How can one not distrust the internet when these are happening nowadays?

  • News from the CNN that some hackers have in their possession 1.2 billion usernames and passwords
  • As if one internet is not enough? Clearly, the influence of the internet in people’s live will grow even more up to a point that we won’t be able to function without it.
  • This concept of the internet of things gave me a chilling effect. What else could this mean if not the sense that humans are now likened and used as computers?
Upon watching the video, I gained new insights. I realized that the internet is neutral and it is actually the person (his preferences, needs, and use of the internet) that shapes his outlook of the system. The internet is nothing but a set of codes that are changeable to fit the needs of people. Humans, not machines, will still rule.
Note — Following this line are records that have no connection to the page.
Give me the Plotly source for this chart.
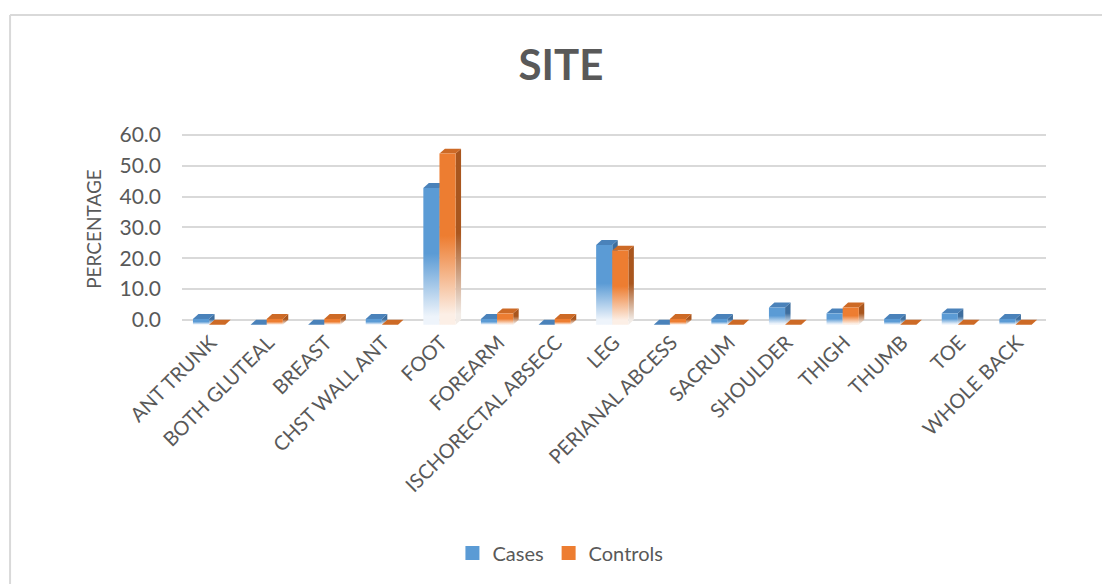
import plotly.graph_objects as go

# ---- data -------------------------------------------------------------
sites = [
    "ANT TRUNK", "BOTH GLUTEAL", "BREAST", "CHST WALL ANT", "FOOT",
    "FOREARM", "ISCHORECTAL ABSECC", "LEG", "PERIANAL ABCESS", "SACRUM",
    "SHOULDER", "THIGH", "THUMB", "TOE", "WHOLE BACK",
]
cases = [1.9, 0.0, 0.0, 1.9, 44.4, 1.9, 0.0, 25.9, 0.0, 1.9, 5.6, 3.7, 1.9, 3.7, 1.9]
controls = [0.0, 1.9, 1.9, 0.0, 55.6, 3.7, 1.9, 24.1, 1.9, 0.0, 0.0, 5.6, 0.0, 0.0, 0.0]
y_ticks = [0, 10, 20, 30, 40, 50, 60]

# ---- styling ----------------------------------------------------------
FONT = "Lato"
TEXT = "#595959"
GRID = "#D9D9D9"

series = [
    dict(name="Cases", values=cases, x_off=-0.31,
         front="#5B9BD5", light="#EEF4FB", side="#3E6E9E", side_light="#E6EEF6", top="#4A82BA"),
    dict(name="Controls", values=controls, x_off=-0.03,
         front="#ED7D31", light="#FCEFE6", side="#A9561E", side_light="#F2ECE7", top="#CD6A26"),
]

BAR_W = 0.28   # front-face width (category units)
DX = 0.095     # depth offset along x (category units)
DY = 1.6       # depth offset along y (value units)


def face(xs, ys, **kw):
    return go.Scatter(x=xs, y=ys, mode="lines", line=dict(width=0, color="rgba(0,0,0,0)"),
                      fill="toself", hoverinfo="skip", showlegend=False, **kw)


def ramp(light, full, full_at=0.52):
    return [[0.0, light], [0.06, light], [full_at, full], [1.0, full]]


fig = go.Figure()

for i, _ in enumerate(sites):
    for s in series:
        v = s["values"][i]
        x0 = i + s["x_off"]
        x1 = x0 + BAR_W
        if v > 0:
            # right side face
            fig.add_trace(face(
                [x1, x1 + DX, x1 + DX, x1, x1],
                [-DY, 0, v, v - DY, -DY],
                fillgradient=dict(type="vertical",
                                  colorscale=ramp(s["side_light"], s["side"]),
                                  start=-DY, stop=v),
            ))
        # top face
        fig.add_trace(face(
            [x0, x1, x1 + DX, x0 + DX, x0],
            [v - DY, v - DY, v, v, v - DY],
            fillcolor=s["top"],
        ))
        if v > 0:
            # front face
            fig.add_trace(face(
                [x0, x1, x1, x0, x0],
                [-DY, -DY, v - DY, v - DY, -DY],
                fillgradient=dict(type="vertical",
                                  colorscale=ramp(s["light"], s["front"]),
                                  start=-DY, stop=v - DY),
            ))

# legend entries
for s in series:
    fig.add_trace(go.Scatter(
        x=[None], y=[None], mode="markers", name=s["name"],
        marker=dict(symbol="square", size=14, color=s["front"]),
    ))

# chart border (top and left edges of the chart frame)
frame_x = -0.199
frame_y = 1.603
fig.add_shape(type="line", xref="paper", yref="paper",
              x0=frame_x, x1=frame_x, y0=-1.6, y1=frame_y,
              line=dict(color=GRID, width=2))
fig.add_shape(type="line", xref="paper", yref="paper",
              x0=frame_x, x1=1.2, y0=frame_y, y1=frame_y,
              line=dict(color=GRID, width=2))

fig.update_layout(
    width=1102, height=584,
    margin=dict(l=182, r=56, t=132, b=258),
    paper_bgcolor="white", plot_bgcolor="white",
    font=dict(family=FONT, color=TEXT),
    title=dict(text="<b>SITE</b>", font=dict(size=42, color=TEXT, family=FONT),
               xref="container", yref="container", x=0.509, y=0.888,
               xanchor="center", yanchor="middle"),
    showlegend=True,
    legend=dict(orientation="h", x=0.438, y=-1.17, xanchor="center", yanchor="middle",
                font=dict(size=20, color=TEXT, family=FONT), itemwidth=30,
                bgcolor="rgba(0,0,0,0)"),
    xaxis=dict(
        range=[-0.5, 14.5], tickmode="array",
        tickvals=list(range(len(sites))), ticktext=sites,
        tickangle=-45, tickfont=dict(size=20, color=TEXT, family=FONT),
        showgrid=False, zeroline=False, showline=False, ticks="",
        fixedrange=True,
    ),
    yaxis=dict(
        range=[-2, 61], tickmode="array", tickvals=y_ticks,
        ticktext=[f"{t:.1f}" for t in y_ticks],
        tickfont=dict(size=21, color=TEXT, family=FONT),
        showgrid=True, gridcolor=GRID, gridwidth=1.5,
        zeroline=False, showline=False, ticks="", ticklabelstandoff=20,
        title=dict(text="PERCENTAGE", font=dict(size=19, color=TEXT, family=FONT), standoff=12),
        fixedrange=True,
    ),
)

fig.write_html("out.html")
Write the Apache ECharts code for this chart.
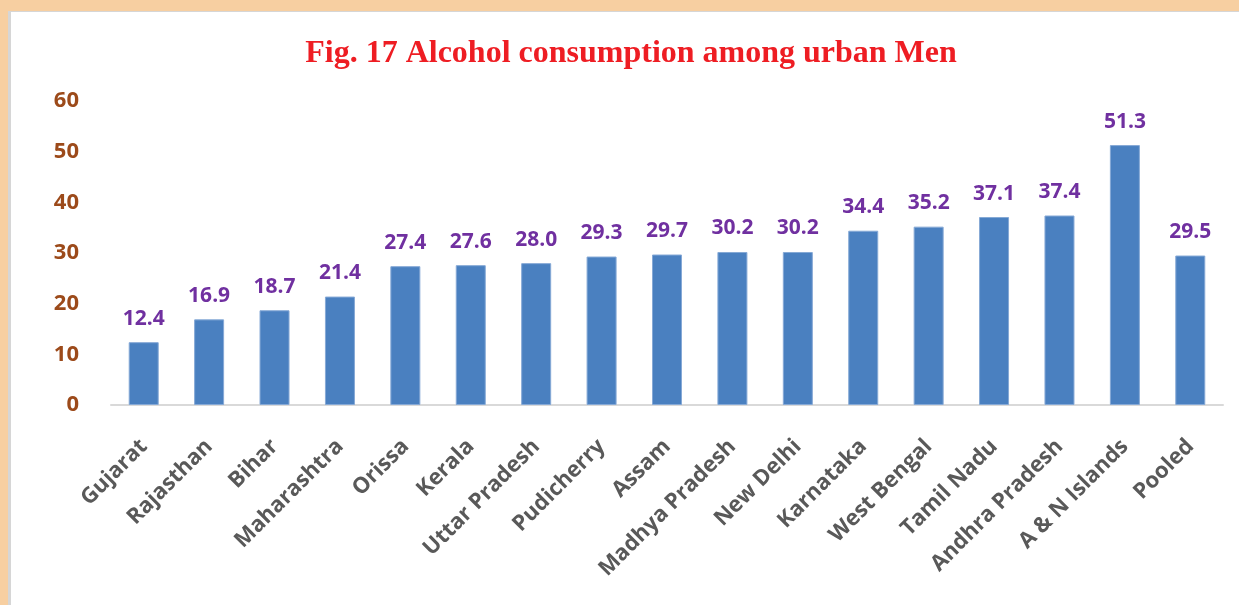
<!DOCTYPE html>
<html>
<head>
<meta charset="utf-8">
<title>Fig. 17 Alcohol consumption among urban Men</title>
<script src="https://cdn.jsdelivr.net/npm/echarts@6/dist/echarts.min.js"></script>
<style>
  html, body { margin: 0; padding: 0; width: 1239px; height: 605px; background: #F7CFA1; overflow: hidden; }
  #chart {
    position: absolute; left: 8px; top: 11px;
    width: 1228px; height: 593px;
    background: #ffffff;
    border-left: 3px solid #D6D6D6;
    border-top: 1px solid #D6D6D6;
  }
</style>
</head>
<body>
<div id="chart"></div>
<script>
// data
var states = ['Gujarat', 'Rajasthan', 'Bihar', 'Maharashtra', 'Orissa', 'Kerala', 'Uttar Pradesh',
  'Pudicherry', 'Assam', 'Madhya Pradesh', 'New Delhi', 'Karnataka', 'West Bengal',
  'Tamil Nadu', 'Andhra Pradesh', 'A & N Islands', 'Pooled'];
var percentMen = [12.4, 16.9, 18.7, 21.4, 27.4, 27.6, 28.0, 29.3, 29.7, 30.2, 30.2, 34.4, 35.2,
  37.1, 37.4, 51.3, 29.5];
var yTicks = [0, 10, 20, 30, 40, 50, 60];

var myChart = echarts.init(document.getElementById('chart'));
myChart.setOption({
  animation: false,
  title: {
    text: 'Fig. 17 Alcohol consumption among urban Men',
    left: 615,
    textAlign: 'center',
    top: 21,
    textStyle: {
      fontFamily: 'Liberation Serif',
      fontWeight: 'bold',
      fontSize: 32,
      color: '#EE1D23'
    }
  },
  grid: { left: 100, right: 16, top: 89, bottom: 200 },
  xAxis: {
    type: 'category',
    data: states,
    axisLine: { lineStyle: { color: '#D9D9D9', width: 2 } },
    axisTick: { show: false },
    axisLabel: {
      interval: 0,
      rotate: 45,
      margin: 38,
      color: '#595959',
      fontFamily: 'Open Sans',
      fontWeight: 'bold',
      fontSize: 22
    }
  },
  yAxis: {
    type: 'value',
    min: yTicks[0],
    max: yTicks[yTicks.length - 1],
    interval: 10,
    splitLine: { show: false },
    axisLine: { show: false },
    axisTick: { show: false },
    axisLabel: {
      margin: 32,
      color: '#9C4A1A',
      fontFamily: 'Open Sans',
      fontWeight: 'bold',
      fontSize: 22
    }
  },
  series: [
    {
      type: 'bar',
      data: percentMen,
      barWidth: 30,
      itemStyle: { color: '#4A80C0', borderColor: '#86A9D6', borderWidth: 1 },
      label: {
        show: true,
        position: 'top',
        distance: 13,
        formatter: function (p) { return p.value.toFixed(1); },
        color: '#7030A0',
        fontFamily: 'Open Sans',
        fontWeight: 'bold',
        fontSize: 21
      }
    }
  ]
});
</script>
</body>
</html>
My second realization is that a good law will not have bad consequences. People’s disagreement and contentions on forms of regulation are brought about by their distrust to the government that rules over them. This might not be the case in a world where citizens are secured that their rights and freedoms will not be abused by those in power. It is true that the enjoyment of a right may sometime entail a sacrifice of a bit of our freedom, as embodied under Article 19 of the New Civil Code. When we vote the leaders who will represent us, such freedom of choice is accompanied by the capitulation of our control over some aspects of society and though indirectly, of ourselves. That is why I agree with Lawrence Lessig when he said that legislators must understand the relationship of the modes of regulations with behavior. What he is implying is that we must choose our leaders well and pray that they realize the responsibility and the authority conferred by their office. Still, the flaw lies on humans. We all come from different backgrounds which shaped our system of beliefs. One person’s priority may not be another’s. The same applies to our legislators. The only hope I see is the eradication of the concept of “is-ism”. Nothing is constant.